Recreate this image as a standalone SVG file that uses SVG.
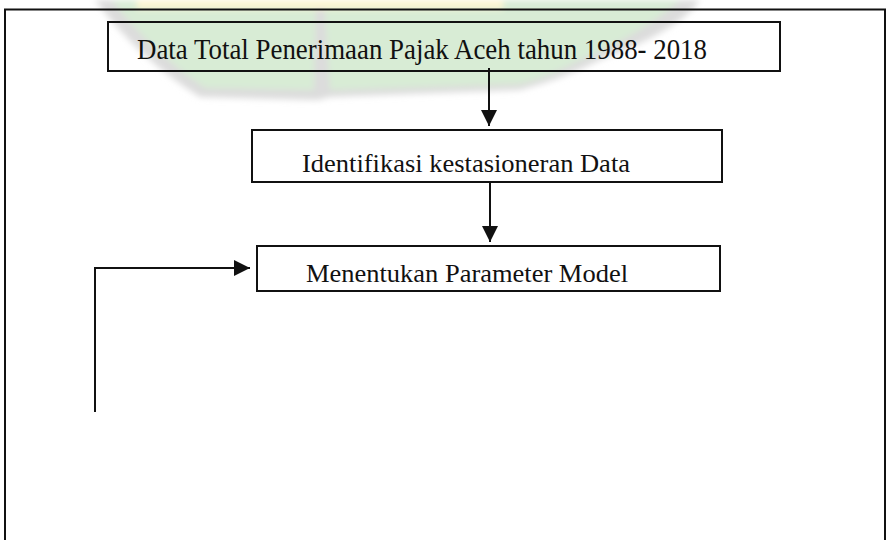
<svg xmlns="http://www.w3.org/2000/svg" width="886" height="540" viewBox="0 0 886 540">
  <style>
    .box { fill: none; stroke: #111; stroke-width: 2; }
    .lbl { font-family: "Liberation Serif", "Times New Roman", serif; fill: #111; }
    .conn { fill: none; stroke: #111; stroke-width: 2; }
  </style>
  <defs>
    <marker id="arrow" markerUnits="userSpaceOnUse" markerWidth="16" markerHeight="16" viewBox="0 0 16 16" refX="16" refY="8" orient="auto">
      <path d="M0,0 L16,8 L0,16 Z" fill="#111"/>
    </marker>
    <filter id="blur" x="-10%" y="-10%" width="120%" height="120%">
      <feGaussianBlur stdDeviation="3"/>
    </filter>
  </defs>
  <rect width="886" height="540" fill="#ffffff"/>
  <g id="watermark" filter="url(#blur)">
    <path d="M95,0 L700,0 Q 680,30 600,60 Q 560,80 520,90 L330,97 L318,100 L200,97 Q 140,60 95,0 Z" fill="#dcdcdc"/>
    <path d="M112,0 L316,0 L314,90 L205,88 Q 150,50 112,0 Z" fill="#d8ecd5"/>
    <path d="M324,0 L680,0 Q 640,35 580,60 Q 545,78 520,84 L330,90 Z" fill="#d8ecd5"/>
    <rect x="137" y="0" width="366" height="9" fill="#fdf5d2"/>
  </g>
  <g id="frame">
    <rect x="5" y="9.5" width="880" height="540" class="box"/>
  </g>
  <g id="node-data">
    <rect x="108" y="22" width="672" height="49" class="box"/>
    <text x="137" y="59" class="lbl" font-size="29" textLength="570" lengthAdjust="spacingAndGlyphs">Data Total Penerimaan Pajak Aceh tahun 1988- 2018</text>
  </g>
  <g id="node-identifikasi">
    <rect x="252" y="130" width="470" height="52" class="box"/>
    <text x="302" y="172" class="lbl" font-size="26" textLength="328" lengthAdjust="spacingAndGlyphs">Identifikasi kestasioneran Data</text>
  </g>
  <g id="node-parameter">
    <rect x="257" y="246" width="463" height="45" class="box"/>
    <text x="306" y="282" class="lbl" font-size="26" textLength="322" lengthAdjust="spacingAndGlyphs">Menentukan Parameter Model</text>
  </g>
  <g id="connectors">
    <line x1="489" y1="68" x2="489" y2="126" class="conn" marker-end="url(#arrow)"/>
    <line x1="490" y1="182" x2="490" y2="242" class="conn" marker-end="url(#arrow)"/>
    <polyline points="95,412 95,268 250,268" class="conn" marker-end="url(#arrow)"/>
  </g>
</svg>
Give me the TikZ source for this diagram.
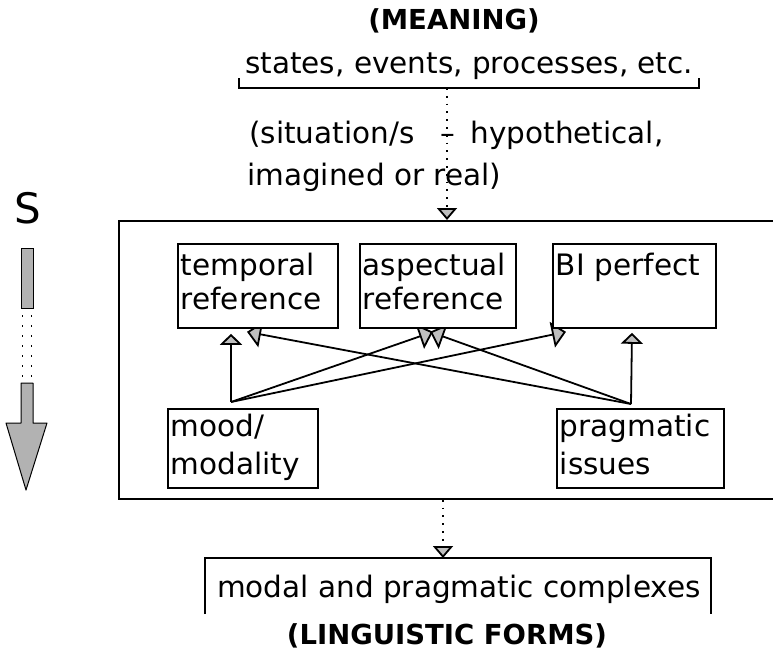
\documentclass[tikz,border=0pt]{standalone}
\usepackage{fontspec}
\setmainfont{DejaVu Sans}
\usetikzlibrary{arrows.meta,calc}
\pgfdeclarelayer{back}
\pgfsetlayers{back,main}
% text styles
\newcommand{\lbl}{\fontsize{29.5}{34}\selectfont}
\newcommand{\lblb}{\fontsize{29.5}{38}\selectfont}
\newcommand{\hdg}{\fontsize{27.5}{32}\selectfont\bfseries}
\newcommand{\bxs}{\rule[-9pt]{0pt}{32pt}}
\begin{document}
\begin{tikzpicture}[x=1pt,y=-1pt,
  ink/.style={line width=1.8pt},
  box/.style={draw, line width=1.8pt, fill=white, anchor=north west,
    inner xsep=3pt, inner ysep=0pt, align=left, font=\lbl},
  boxb/.style={box, font=\lblb},
  link/.style={line width=1.8pt,
    -{Triangle[width=22pt,length=11pt,fill=gray!50]}},
  biglink/.style={line width=1.8pt,
    -{Triangle[width=26pt,length=14pt,fill=gray!50]}},
  dotlink/.style={line width=1.8pt, dash pattern=on 1.8pt off 6pt,
    -{Triangle[width=20pt,length=12pt,fill=gray!50]}},
  txt/.style={anchor=base west, inner sep=0pt, font=\lbl},
  head/.style={anchor=base, inner sep=0pt, font=\hdg},
]
\useasboundingbox (0,0) rectangle (773,656);

% headings
\node[head] (meaning) at (454,29) {(MEANING)};
\node[head] (forms) at (447,644) {(LINGUISTIC FORMS)};

% upper bracket with situations
\node[txt] (states) at (245,73) {states, events, processes, etc.};
\draw[ink] ([xshift=-6pt,yshift=-5pt]states.base west)
  -- ([xshift=-6pt,yshift=-15pt]states.base west)
  -- ([xshift=6pt,yshift=-15pt]states.base east)
  -- ([xshift=6pt,yshift=-5pt]states.base east);
\coordinate (tb) at ($(states.base west)+(202,15)$);

\node[txt] (sit1) at (249,143) {(situation/s\hspace{0.9em}–\hspace{0.5em}hypothetical,};
\node[txt] (sit2) at (247,185) {imagined or real)};

% central frame
\node[draw, line width=1.8pt, anchor=north west, minimum width=662pt,
  minimum height=278pt, inner sep=0pt] (frame) at (118,220) {};

% inner boxes
\node[box, text width=154pt, minimum height=84pt] (temp) at (177,243)
  {\bxs temporal\\\bxs reference};
\node[box, text width=150pt, minimum height=84pt] (asp) at (359,243)
  {\bxs aspectual\\\bxs reference};
\node[box, text width=157pt, minimum height=84pt] (bi) at (552,243)
  {\bxs BI perfect\\\bxs};
\node[boxb, text width=144pt, minimum height=79pt] (mood) at (167,408)
  {\bxs mood/\\\bxs modality};
\node[boxb, text width=161pt, minimum height=79pt] (prag) at (556,408)
  {\bxs pragmatic\\\bxs issues};

% lower bracket
\node[txt] (cplx) at (217,597) {modal and pragmatic complexes};
\draw[ink] ([xshift=-12pt,yshift=-17pt]cplx.base west)
  -- ([xshift=-12pt,yshift=39pt]cplx.base west)
  -- ([xshift=10pt,yshift=39pt]cplx.base east)
  -- ([xshift=10pt,yshift=-17pt]cplx.base east);
\coordinate (bb) at ($(cplx.base west)+(226,-39)$);

% dotted flow arrows
\draw[dotlink] (tb) -- (tb |- frame.north);
\draw[dotlink] (bb |- frame.south) -- (bb);

% connectors inside the frame, behind the boxes
\coordinate (mA) at ($(mood.north west)+(64,-6)$);
\coordinate (pA) at ($(prag.north west)+(75,-4)$);
\begin{pgfonlayer}{back}
  \draw[link] (mA) -- ($(temp.south west)+(54,5)$);
  \draw[biglink] (mA) -- ($(asp.south west)+(74,3)$);
  \draw[biglink] (mA) -- ($(bi.south west)+(14,3)$);
  \draw[link] (pA) -- ($(bi.south west)+(80,4)$);
  \draw[biglink] (pA) -- ($(asp.south west)+(71,3)$);
  \draw[biglink] (pA) -- ($(temp.south west)+(70,3)$);
\end{pgfonlayer}

% S arrow on the left
\node[anchor=base, inner sep=0pt, font=\fontsize{42}{42}\selectfont] (S) at (28,223) {S};
\filldraw[fill=gray!60, line width=1pt] (21,248) rectangle (33,308);
\draw[line width=1.5pt, dash pattern=on 1.5pt off 8.5pt] (22.5,315) -- (22.5,379);
\draw[line width=1.5pt, dash pattern=on 1.5pt off 8.5pt] (31.5,315) -- (31.5,379);
\filldraw[fill=gray!60, line width=1pt, line join=round]
  (21,383) -- (33,383) -- (33,423) -- (47,423) -- (26,490) -- (6,423) -- (21,423) -- cycle;
\end{tikzpicture}
\end{document}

—————

TASK TO CARRY OUT:
Copy the whole of the material above exactly, but not its images.

EXERCISE RESULT:
Recreate this image as a standalone SVG file that uses SVG.
<svg xmlns="http://www.w3.org/2000/svg" width="886" height="540" viewBox="0 0 886 540">
  <style>
    .box { fill: none; stroke: #111; stroke-width: 2; }
    .lbl { font-family: "Liberation Serif", "Times New Roman", serif; fill: #111; }
    .conn { fill: none; stroke: #111; stroke-width: 2; }
  </style>
  <defs>
    <marker id="arrow" markerUnits="userSpaceOnUse" markerWidth="16" markerHeight="16" viewBox="0 0 16 16" refX="16" refY="8" orient="auto">
      <path d="M0,0 L16,8 L0,16 Z" fill="#111"/>
    </marker>
    <filter id="blur" x="-10%" y="-10%" width="120%" height="120%">
      <feGaussianBlur stdDeviation="3"/>
    </filter>
  </defs>
  <rect width="886" height="540" fill="#ffffff"/>
  <g id="watermark" filter="url(#blur)">
    <path d="M95,0 L700,0 Q 680,30 600,60 Q 560,80 520,90 L330,97 L318,100 L200,97 Q 140,60 95,0 Z" fill="#dcdcdc"/>
    <path d="M112,0 L316,0 L314,90 L205,88 Q 150,50 112,0 Z" fill="#d8ecd5"/>
    <path d="M324,0 L680,0 Q 640,35 580,60 Q 545,78 520,84 L330,90 Z" fill="#d8ecd5"/>
    <rect x="137" y="0" width="366" height="9" fill="#fdf5d2"/>
  </g>
  <g id="frame">
    <rect x="5" y="9.5" width="880" height="540" class="box"/>
  </g>
  <g id="node-data">
    <rect x="108" y="22" width="672" height="49" class="box"/>
    <text x="137" y="59" class="lbl" font-size="29" textLength="570" lengthAdjust="spacingAndGlyphs">Data Total Penerimaan Pajak Aceh tahun 1988- 2018</text>
  </g>
  <g id="node-identifikasi">
    <rect x="252" y="130" width="470" height="52" class="box"/>
    <text x="302" y="172" class="lbl" font-size="26" textLength="328" lengthAdjust="spacingAndGlyphs">Identifikasi kestasioneran Data</text>
  </g>
  <g id="node-parameter">
    <rect x="257" y="246" width="463" height="45" class="box"/>
    <text x="306" y="282" class="lbl" font-size="26" textLength="322" lengthAdjust="spacingAndGlyphs">Menentukan Parameter Model</text>
  </g>
  <g id="connectors">
    <line x1="489" y1="68" x2="489" y2="126" class="conn" marker-end="url(#arrow)"/>
    <line x1="490" y1="182" x2="490" y2="242" class="conn" marker-end="url(#arrow)"/>
    <polyline points="95,412 95,268 250,268" class="conn" marker-end="url(#arrow)"/>
  </g>
</svg>
Give me the TikZ source for this diagram.
\documentclass[tikz,border=0pt]{standalone}
\usepackage{fontspec}
\setmainfont{DejaVu Sans}
\usetikzlibrary{arrows.meta,calc}
\pgfdeclarelayer{back}
\pgfsetlayers{back,main}
% text styles
\newcommand{\lbl}{\fontsize{29.5}{34}\selectfont}
\newcommand{\lblb}{\fontsize{29.5}{38}\selectfont}
\newcommand{\hdg}{\fontsize{27.5}{32}\selectfont\bfseries}
\newcommand{\bxs}{\rule[-9pt]{0pt}{32pt}}
\begin{document}
\begin{tikzpicture}[x=1pt,y=-1pt,
  ink/.style={line width=1.8pt},
  box/.style={draw, line width=1.8pt, fill=white, anchor=north west,
    inner xsep=3pt, inner ysep=0pt, align=left, font=\lbl},
  boxb/.style={box, font=\lblb},
  link/.style={line width=1.8pt,
    -{Triangle[width=22pt,length=11pt,fill=gray!50]}},
  biglink/.style={line width=1.8pt,
    -{Triangle[width=26pt,length=14pt,fill=gray!50]}},
  dotlink/.style={line width=1.8pt, dash pattern=on 1.8pt off 6pt,
    -{Triangle[width=20pt,length=12pt,fill=gray!50]}},
  txt/.style={anchor=base west, inner sep=0pt, font=\lbl},
  head/.style={anchor=base, inner sep=0pt, font=\hdg},
]
\useasboundingbox (0,0) rectangle (773,656);

% headings
\node[head] (meaning) at (454,29) {(MEANING)};
\node[head] (forms) at (447,644) {(LINGUISTIC FORMS)};

% upper bracket with situations
\node[txt] (states) at (245,73) {states, events, processes, etc.};
\draw[ink] ([xshift=-6pt,yshift=-5pt]states.base west)
  -- ([xshift=-6pt,yshift=-15pt]states.base west)
  -- ([xshift=6pt,yshift=-15pt]states.base east)
  -- ([xshift=6pt,yshift=-5pt]states.base east);
\coordinate (tb) at ($(states.base west)+(202,15)$);

\node[txt] (sit1) at (249,143) {(situation/s\hspace{0.9em}–\hspace{0.5em}hypothetical,};
\node[txt] (sit2) at (247,185) {imagined or real)};

% central frame
\node[draw, line width=1.8pt, anchor=north west, minimum width=662pt,
  minimum height=278pt, inner sep=0pt] (frame) at (118,220) {};

% inner boxes
\node[box, text width=154pt, minimum height=84pt] (temp) at (177,243)
  {\bxs temporal\\\bxs reference};
\node[box, text width=150pt, minimum height=84pt] (asp) at (359,243)
  {\bxs aspectual\\\bxs reference};
\node[box, text width=157pt, minimum height=84pt] (bi) at (552,243)
  {\bxs BI perfect\\\bxs};
\node[boxb, text width=144pt, minimum height=79pt] (mood) at (167,408)
  {\bxs mood/\\\bxs modality};
\node[boxb, text width=161pt, minimum height=79pt] (prag) at (556,408)
  {\bxs pragmatic\\\bxs issues};

% lower bracket
\node[txt] (cplx) at (217,597) {modal and pragmatic complexes};
\draw[ink] ([xshift=-12pt,yshift=-17pt]cplx.base west)
  -- ([xshift=-12pt,yshift=39pt]cplx.base west)
  -- ([xshift=10pt,yshift=39pt]cplx.base east)
  -- ([xshift=10pt,yshift=-17pt]cplx.base east);
\coordinate (bb) at ($(cplx.base west)+(226,-39)$);

% dotted flow arrows
\draw[dotlink] (tb) -- (tb |- frame.north);
\draw[dotlink] (bb |- frame.south) -- (bb);

% connectors inside the frame, behind the boxes
\coordinate (mA) at ($(mood.north west)+(64,-6)$);
\coordinate (pA) at ($(prag.north west)+(75,-4)$);
\begin{pgfonlayer}{back}
  \draw[link] (mA) -- ($(temp.south west)+(54,5)$);
  \draw[biglink] (mA) -- ($(asp.south west)+(74,3)$);
  \draw[biglink] (mA) -- ($(bi.south west)+(14,3)$);
  \draw[link] (pA) -- ($(bi.south west)+(80,4)$);
  \draw[biglink] (pA) -- ($(asp.south west)+(71,3)$);
  \draw[biglink] (pA) -- ($(temp.south west)+(70,3)$);
\end{pgfonlayer}

% S arrow on the left
\node[anchor=base, inner sep=0pt, font=\fontsize{42}{42}\selectfont] (S) at (28,223) {S};
\filldraw[fill=gray!60, line width=1pt] (21,248) rectangle (33,308);
\draw[line width=1.5pt, dash pattern=on 1.5pt off 8.5pt] (22.5,315) -- (22.5,379);
\draw[line width=1.5pt, dash pattern=on 1.5pt off 8.5pt] (31.5,315) -- (31.5,379);
\filldraw[fill=gray!60, line width=1pt, line join=round]
  (21,383) -- (33,383) -- (33,423) -- (47,423) -- (26,490) -- (6,423) -- (21,423) -- cycle;
\end{tikzpicture}
\end{document}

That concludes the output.